Idiopathic VT was initially characterized as of right ventricular outflow origin or of left posterior fascicular origin. Increasingly over the years, it has been realized that idiopathic VT can be ablated at many other sites in the LV, RV, aortic cusps and pulmonary artery. Idiopathic VT has been treated by radiofrequency ablation with high success. Occasional patients fail to have tachycardia induction during the study despite all efforts. The mechanism in these patients is presumably automaticity or triggered activity. Idiopathic ventricular tachycardia has been responsive to various drugs including adenosine, beta-blockers, calcium channel blockers and class III antiarrhythmic drugs. Lignocaine has been used as an antiarrhythmic agent especially for ventricular tachycardia during ischemic settings.

This case report highlights the cause of non-inducibility of idiopathic VT on electrophysiology study, which occasionally has been attributed to general anesthesia or sedation. Lignocaine and bupivacaine have been commonly used local anaesthetic agents. Here we demonstrate a unique problem in a young patient with idiopathic ventricular tachycardia wherein the arrhythmia becomes completely non-inducible when given local anaesthesia. The arrhythmia subsided with intravenous lignocaine previously and that possibly could have been a clue when the arrhythmia did not occur during the 1st study. The total amount of lignocaine which was used in giving local anesthesia of 5 ml was 100 mg. This amount immediately suppressed the arrhythmia and maintained it for around 4 hours due to dual curve of lignocaine pharmacokinetics along with possible delayed subcutaneous release.
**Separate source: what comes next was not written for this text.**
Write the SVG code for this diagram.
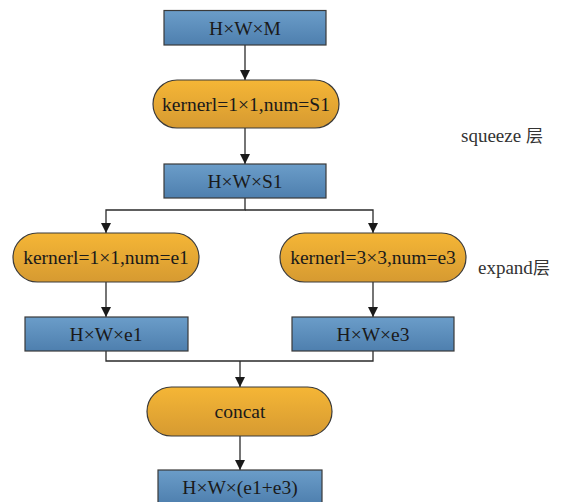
<svg xmlns="http://www.w3.org/2000/svg" width="563" height="502" viewBox="0 0 563 502">
<defs>
<linearGradient id="gb" x1="0" y1="0" x2="0" y2="1"><stop offset="0" stop-color="#6b9dc9"/><stop offset="1" stop-color="#4e7fae"/></linearGradient>
<linearGradient id="go" x1="0" y1="0" x2="0" y2="1"><stop offset="0" stop-color="#f5b636"/><stop offset="1" stop-color="#d69a31"/></linearGradient>
<marker id="ah" markerWidth="10" markerHeight="14" refX="10" refY="5" orient="auto" markerUnits="userSpaceOnUse" viewBox="0 0 10 10">
<path d="M0,0 L10,5 L0,10 Z" fill="#1a1a1a"/></marker>
</defs>
<g id="connectors" fill="none" stroke="#2a2a2a" stroke-width="1.3">
<line x1="245" y1="45" x2="245" y2="80" marker-end="url(#ah)"/>
<line x1="245" y1="128" x2="245" y2="164" marker-end="url(#ah)"/>
<polyline points="245,198 245,210 106,210 106,233" marker-end="url(#ah)"/>
<polyline points="245,210 373,210 373,233" marker-end="url(#ah)"/>
<line x1="106" y1="282" x2="106" y2="317" marker-end="url(#ah)"/>
<line x1="373" y1="282" x2="373" y2="317" marker-end="url(#ah)"/>
<polyline points="106,351 106,361 373,361 373,351"/>
<line x1="240" y1="361" x2="240" y2="387" marker-end="url(#ah)"/>
<line x1="240" y1="436" x2="240" y2="470" marker-end="url(#ah)"/>
</g>
<g stroke="#3a3a3a" stroke-width="1.2">
<g id="n1"><rect fill="url(#gb)" x="164" y="10.5" width="162" height="34.5"/></g>
<g id="n2"><rect fill="url(#go)" x="153" y="80" width="186" height="48" rx="24"/></g>
<g id="n3"><rect fill="url(#gb)" x="164" y="164" width="162" height="34"/></g>
<g id="n4"><rect fill="url(#go)" x="13" y="233" width="186" height="49" rx="24.5"/></g>
<g id="n5"><rect fill="url(#go)" x="280" y="233" width="186" height="49" rx="24.5"/></g>
<g id="n6"><rect fill="url(#gb)" x="25" y="317" width="163" height="34"/></g>
<g id="n7"><rect fill="url(#gb)" x="292" y="317" width="162" height="34"/></g>
<g id="n8"><rect fill="url(#go)" x="147" y="387" width="185" height="49" rx="24.5"/></g>
<g id="n9"><rect fill="url(#gb)" x="158" y="470" width="164" height="34"/></g>
</g>
<g id="texts" font-family="Liberation Serif" font-size="19.5" fill="#1a1a1a" text-anchor="middle">
<text x="245" y="35">H×W×M</text>
<text x="246" y="111">kernerl=1×1,num=S1</text>
<text x="245" y="188">H×W×S1</text>
<text x="106" y="264">kernerl=1×1,num=e1</text>
<text x="373" y="264">kernerl=3×3,num=e3</text>
<text x="106" y="341">H×W×e1</text>
<text x="373" y="341">H×W×e3</text>
<text x="240" y="418">concat</text>
<text x="240" y="494">H×W×(e1+e3)</text>
</g>
<g id="labels" font-family="Liberation Serif" font-size="19" fill="#333">
<text x="461" y="142">squeeze <tspan font-family="Noto Sans CJK SC" font-size="17">层</tspan></text>
<text x="478" y="274">expand<tspan font-family="Noto Sans CJK SC" font-size="17">层</tspan></text>
</g>
</svg>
The fact that phenytoin had no effect on suppressing the arrhythmia (though mexelitine could not be administered as it was not available) suggests lignocaine's effect to be non Class Ib antiarrhythmic effect. Bupivacaine also suppressed the arrhythmia, suggesting a class effect of local anaesthetic agents. Local anesthetics are membrane stabilizing drugs and they reversibly decrease the rate of depolarization and repolarization of excitable membranes, acting mainly by inhibiting sodium influx through sodium-specific ion channels in the cell membrane. Ventricular arrhythmias due to acceleration of ectopic foci may be responsive to lignocaine because of its effect on decreasing automaticity by slowing the rate of spontaneous phase 4 depolarization. Lignocaine has been shown to abolish the gating function of distal Purkinje tissue by reducing the non-uniformity of the action potential duration in Purkinje tissue, resulting in more uniform recovery of excitability, and to abolish slowing of conduction in Purkinje tissue. Reentrant ventricular arrhythmias may thus also be abolished by lidocaine, due to its effect on action potential durations resulting in altered conduction velocity and excitability. [1,2]

A restudy and mapping in the left ventricles/aorta and with attempt at ablation has been suggested in case the arrhythmia significantly affects the quality of life or causes tachycardiomyopathy. Cryoablation, which is not available, could have been a helpful. The case highlights that idiopathic ventricular tachycardia can be exquisitely sensitive to lignocaine and possibly it may be the cause of non-inducibility of arrhythmia during occasional electrophysiology study.